Some ghost signs survive for decades thanks to retailers who decline to take them down. McGovern’s Bar in Soho, opened in the early 1960s, has been closed for decades. The businesses that followed — Paul’s Casablanca is the latest — have kept its neon sign illuminated. Uptown Manhattan and Brooklyn have fascinating arrays of ads but Downtown’s streets offer some of the city’s oldest ghost signs.
1. S. Beckenstein, 130 Orchard Street
“Orchard Street, just north of Delancey. is the place to go for a pair of pants to match a still serviceable coat and vest,” reported the Albany (MO) Capital in 1941. “As you approach the corner of Orchard and Delancey, a barrage of signs directs you to Beckenstein’s which occupies three crowded floors, a basement, and an annex across the street.”
Samuel Beckenstein, an immigrant from Poland, arrived in New York in 1910. From his start as a pushcart merchant, the entrepreneur established Beckenstein’s Men’s Fabric in 1919. Beckenstein created a business that catered to men who could not afford a new suit when the pants wore out. Beckenstein bought leftover fabric from men’s suit manufacturers and made pants that exactly matched the jackets of suits. By the 1930s, Beckenstein advertised his business as the “World’s Largest Pants Matching House.”
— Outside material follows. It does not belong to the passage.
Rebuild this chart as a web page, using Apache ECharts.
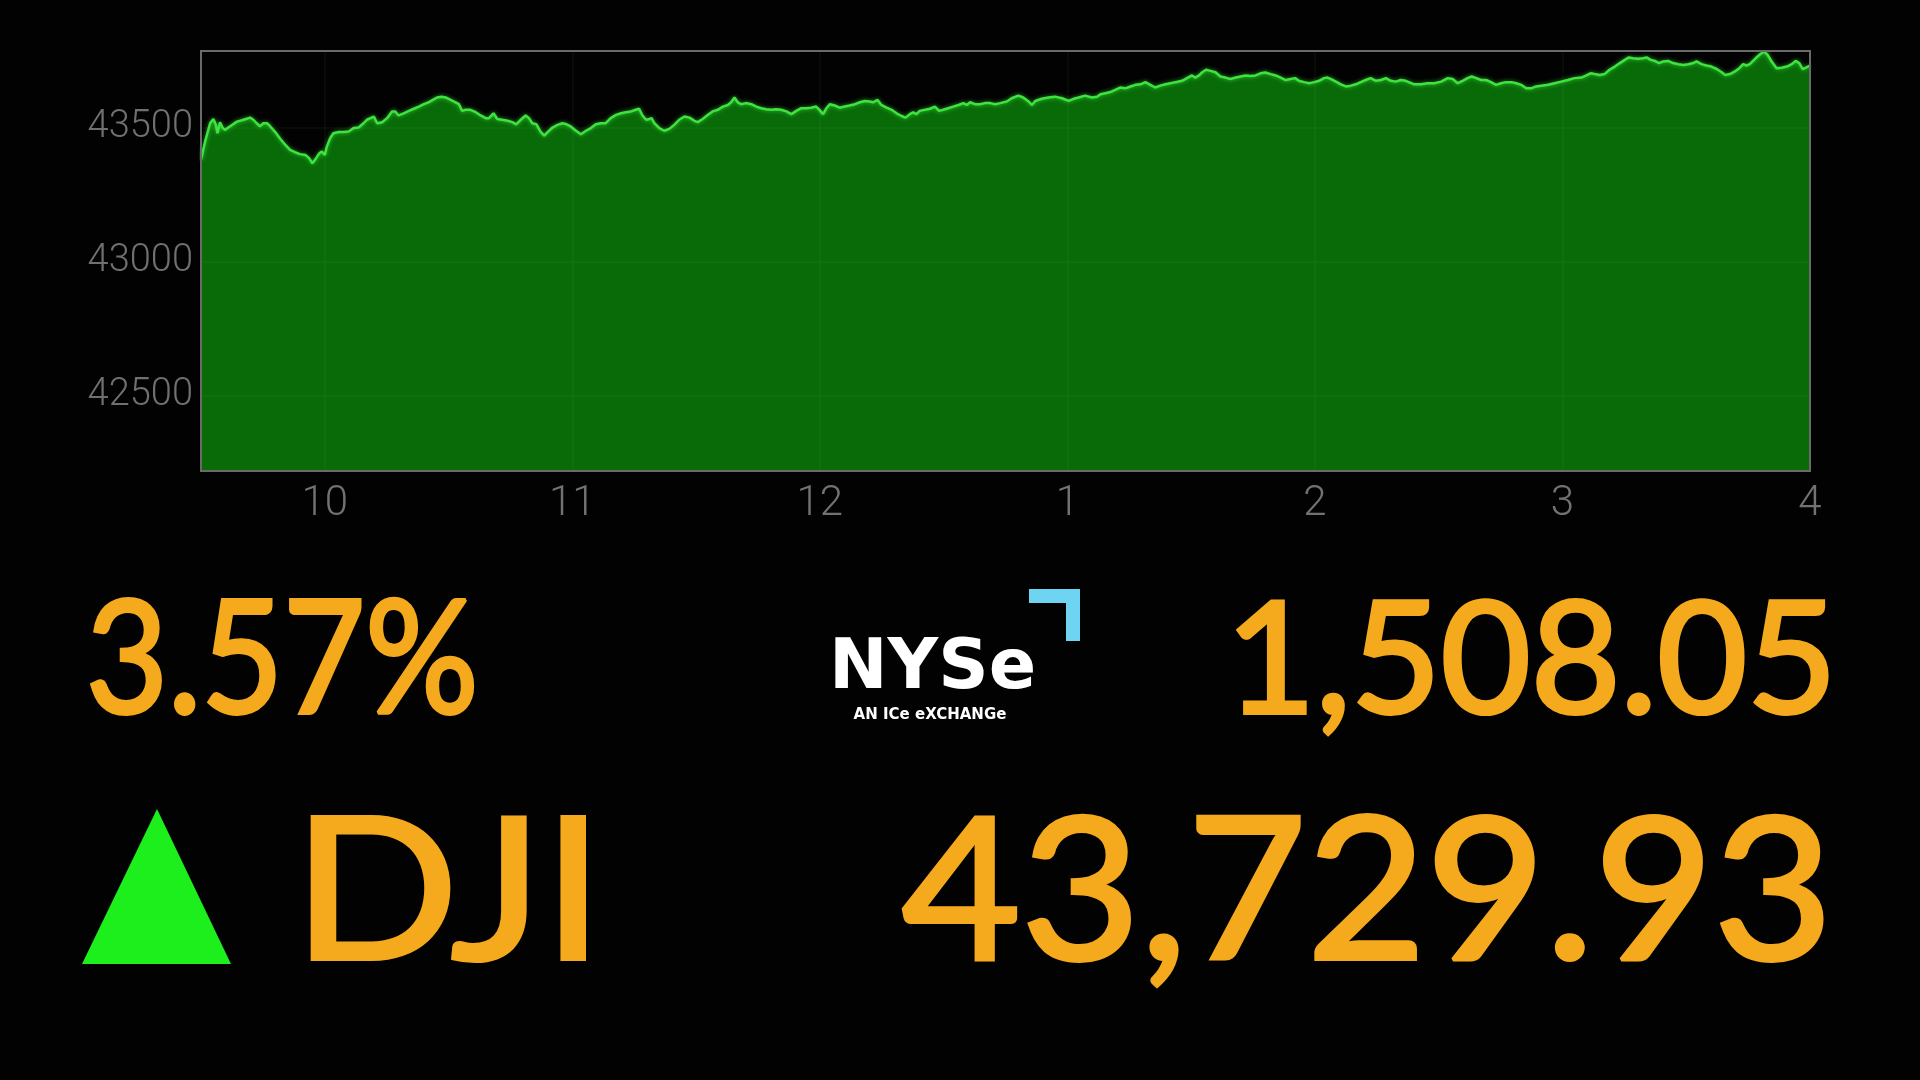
<!DOCTYPE html>
<html>
<head>
<meta charset="utf-8">
<script src="https://cdn.jsdelivr.net/npm/echarts@6/dist/echarts.min.js"></script>
<style>
html,body{margin:0;padding:0;background:#020202;}
#chart{width:1920px;height:1080px;}
</style>
</head>
<body>
<div id="chart"></div>
<script>
// minutes after 9:30 and DJI index level
const minutes = [0,1.0,2.2,3.0,3.6,4.0,4.6,5.2,5.8,6.6,7.6,8.7,9.9,10.9,11.9,12.7,13.5,14.3,15.1,16.0,16.8,18.0,19.2,20.4,21.6,22.8,24.0,25.3,26.2,27.0,27.9,28.7,29.3,30.0,30.5,31.3,32.1,33.4,34.6,35.8,37.0,38.2,39.4,40.2,41.1,41.9,42.7,43.9,45.1,46.3,47.1,47.9,49.1,50.4,51.6,52.8,54.0,55.2,56.2,57.2,58.3,59.3,60.5,61.7,62.5,63.3,64.1,65.3,66.6,67.8,69.0,69.8,70.9,71.8,73.0,74.3,75.5,76.4,77.5,78.7,79.5,80.3,81.3,82.3,83.2,84.0,85.2,86.4,87.6,88.6,89.6,90.9,92.1,93.3,94.5,95.7,96.9,98.1,
99.3,100.6,101.8,103.0,104.2,105.4,106.2,107.0,107.9,108.7,109.2,109.9,111.1,112.3,113.5,114.7,115.9,117.2,118.4,119.6,120.4,121.6,122.8,124.0,125.3,126.5,127.7,128.5,129.3,130.1,130.9,132.1,133.4,134.6,135.8,137.0,138.2,139.4,140.6,141.9,143.1,144.3,145.5,146.7,147.9,149.1,149.9,150.8,151.6,152.4,153.6,154.8,156.0,157.2,158.5,159.7,160.9,162.1,162.9,164.0,164.9,166.2,167.4,168.6,169.8,170.8,171.8,172.6,173.4,174.2,175.5,176.7,177.9,178.9,179.9,181.1,182.3,183.6,184.8,185.6,186.4,187.6,188.8,190.0,191.3,192.5,193.7,
195.3,196.5,198.1,199.3,200.6,201.4,202.2,203.8,205.4,207.0,208.7,210.3,211.5,212.7,214.3,215.9,217.2,218.0,219.2,220.4,221.6,222.8,224.0,225.3,226.5,227.7,228.9,230.1,231.3,232.5,233.8,235.0,236.2,237.8,239.0,240.2,241.0,241.9,242.7,243.6,244.7,245.9,247.1,248.3,249.5,250.8,252.0,253.2,254.4,255.6,256.8,258.0,259.3,260.5,261.7,262.9,264.1,265.2,266.1,267.4,268.6,269.8,271.0,272.2,273.0,273.8,275.1,276.3,277.5,278.7,279.9,281.1,282.3,283.5,284.8,286.0,287.2,288.4,289.6,290.8,292.0,
294.1,295.7,297.3,298.9,300.6,302.2,303.4,304.6,305.8,307.0,308.0,309.1,310.3,311.5,312.7,313.9,315.1,316.3,317.6,318.8,320.0,321.2,322.4,323.6,324.9,326.5,328.1,329.7,331.3,332.9,334.6,335.8,336.8,337.8,339.0,340.2,341.4,342.7,343.9,345.1,346.1,347.1,348.3,349.5,350.4,351.4,352.4,353.4,354.4,355.6,356.8,358.1,359.3,360.5,361.7,362.5,363.7,364.9,366.1,367.4,368.6,369.4,370.6,371.8,373.0,373.8,374.6,375.4,376.7,377.9,378.9,379.7,380.7,381.9,383.1,384.4,385.6,386.5,387.4,388.2,389.0,390.0];
const dji = [43379,43447,43515,43531,43509,43478,43519,43499,43490,43499,43509,43521,43526,43531,43536,43528,43515,43503,43515,43515,43503,43482,43457,43435,43416,43407,43400,43397,43385,43366,43385,43403,43410,43397,43428,43459,43478,43482,43482,43484,43497,43499,43515,43528,43534,43540,43515,43519,43534,43559,43559,43544,43552,43561,43569,43577,43586,43593,43602,43611,43614,43611,43602,43593,43586,43561,43565,43565,43556,43544,43534,43534,43552,43531,43528,43524,43519,43511,43528,43544,43534,43515,43511,43484,43469,43482,43499,43509,43515,43511,43503,43487,43474,43487,43497,43511,43515,43515,
43534,43546,43552,43556,43559,43565,43569,43544,43528,43531,43534,43515,43497,43487,43494,43509,43528,43540,43536,43524,43519,43531,43546,43559,43565,43577,43583,43593,43611,43593,43586,43590,43586,43577,43571,43567,43565,43567,43565,43559,43549,43561,43571,43571,43573,43577,43565,43549,43571,43586,43581,43573,43577,43581,43586,43593,43598,43596,43593,43602,43583,43573,43565,43552,43542,43536,43549,43555,43549,43561,43565,43569,43577,43561,43565,43571,43577,43583,43590,43583,43593,43586,43586,43590,43590,43586,43590,
43596,43608,43618,43611,43596,43583,43598,43606,43611,43614,43608,43598,43606,43611,43618,43611,43614,43623,43627,43631,43639,43648,43645,43652,43658,43660,43668,43658,43648,43655,43660,43664,43668,43673,43683,43693,43685,43693,43705,43714,43710,43705,43689,43685,43680,43685,43689,43693,43691,43693,43701,43704,43698,43693,43685,43676,43680,43683,43673,43668,43664,43668,43673,43683,43685,43680,43670,43660,43652,43655,43660,43668,43676,43683,43673,43676,43683,43673,43670,43676,43673,
43660,43660,43664,43664,43670,43683,43680,43664,43673,43683,43689,43683,43676,43676,43668,43658,43664,43668,43668,43664,43658,43645,43645,43652,43655,43658,43664,43670,43676,43683,43685,43693,43701,43698,43695,43698,43714,43726,43739,43751,43760,43757,43755,43757,43760,43751,43747,43739,43745,43747,43739,43735,43732,43735,43739,43745,43735,43730,43726,43717,43705,43695,43698,43708,43722,43735,43730,43735,43755,43772,43782,43770,43745,43720,43722,43726,43735,43747,43739,43717,43722,43730];

// axis ticks
const hourTicks = [30, 90, 150, 210, 270, 330, 390];
const hourLabels = ['10', '11', '12', '1', '2', '3', '4'];
const yTicks = [42500, 43000, 43500];

// ticker panel text
const pctChange = '3.57%';
const ptChange = '1,508.05';
const symbol = 'DJI';
const lastPrice = '43,729.93';
const logoWord = 'NYSe';
const logoTag = 'AN ICe eXCHANGe';

const data = minutes.map((m, i) => [m, dji[i]]);

const chart = echarts.init(document.getElementById('chart'), null, {renderer: 'canvas'});
const ORANGE = '#f5aa1d';
const bigFont = 'Lato, "Noto Sans", sans-serif';

function bigText(text, x, y, size, align, extra) {
  return Object.assign({
    type: 'text', x: x, y: y, z: 5,
    style: {
      text: text, fill: ORANGE, stroke: ORANGE, lineWidth: 4, lineJoin: 'round',
      font: '400 ' + size + 'px ' + bigFont,
      align: align, verticalAlign: 'middle', textAlign: align, textVerticalAlign: 'middle'
    }
  }, extra || {});
}

chart.setOption({
  backgroundColor: '#020202',
  animation: false,
  grid: {
    left: 201, top: 51, right: 110, bottom: 609,
    show: true, z: 10, backgroundColor: 'transparent',
    borderColor: '#6a6a6a', borderWidth: 2
  },
  xAxis: {
    type: 'value', min: 0, max: 390, interval: 30,
    axisLine: {show: false}, axisTick: {show: false}, splitLine: {show: false},
    axisLabel: {
      margin: 12, color: '#727272', fontSize: 42, fontWeight: 300, fontFamily: 'Roboto, sans-serif',
      formatter: v => { const i = hourTicks.indexOf(v); return i >= 0 ? hourLabels[i] : ''; }
    }
  },
  yAxis: {
    type: 'value', min: 42220, max: 43784, interval: 20,
    axisLine: {show: false}, axisTick: {show: false}, splitLine: {show: false},
    axisLabel: {
      margin: 8, color: '#707070', fontSize: 38, fontWeight: 300, fontFamily: 'Roboto, sans-serif',
      formatter: v => yTicks.indexOf(v) >= 0 ? String(v) : ''
    }
  },
  series: [{
    type: 'line', data: data, showSymbol: false, smooth: false,
    lineStyle: {color: '#3fe33f', width: 2.5, shadowColor: 'rgba(80,255,80,0.6)', shadowBlur: 4},
    areaStyle: {color: '#086b08', opacity: 1, origin: 'start'},
    markLine: {
      silent: true, symbol: 'none', label: {show: false},
      lineStyle: {color: 'rgba(130,255,130,0.04)', width: 2, type: 'solid'},
      data: hourTicks.slice(0, 6).map(v => ({xAxis: v})).concat(yTicks.map(v => ({yAxis: v})))
    }
  }],
  graphic: [
    bigText(pctChange, 86, 662, 157, 'left', {scaleX: 0.9}),
    bigText(ptChange, 1837, 663, 155, 'right'),
    bigText(symbol, 293, 895, 198, 'left', {scaleX: 1.1}),
    bigText(lastPrice, 1833, 895, 198, 'right', {scaleX: 1.04}),
    {type: 'polygon', z: 5, shape: {points: [[82, 964], [157, 809], [231, 964]]}, style: {fill: '#1cef1c'}},
    {type: 'text', x: 829, y: 670, z: 5,
     style: {text: logoWord, fill: '#ffffff', font: 'bold 70px "DejaVu Sans", sans-serif', align: 'left', verticalAlign: 'middle', textAlign: 'left', textVerticalAlign: 'middle'}},
    {type: 'text', x: 930, y: 715, z: 5,
     style: {text: logoTag, fill: '#ffffff', font: 'bold 15px "DejaVu Sans", sans-serif', align: 'center', verticalAlign: 'middle', textAlign: 'center', textVerticalAlign: 'middle'}},
    {type: 'rect', z: 5, shape: {x: 1029, y: 589, width: 51, height: 14}, style: {fill: '#6fd3f2'}},
    {type: 'rect', z: 5, shape: {x: 1066, y: 589, width: 14, height: 52}, style: {fill: '#6fd3f2'}}
  ]
});
</script>
</body>
</html>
In 1945 the company moved to the former New York Telephone Company building on Orchard Street. Beckenstein covered the second and third floors with signage. Another sign across the roofline was once visible for blocks to the south. New construction on Delancey Street now obscures it. In time, fabric businesses departed Orchard Street, replaced by coffee shops, bars, and leather and hat shops. Beckenstein was the last holdout, but by 1999 moved uptown and is now part of Fabric Czar. The Perrotin gallery moved into the building in 2017 and incorporated its name into the Beckenstein facade.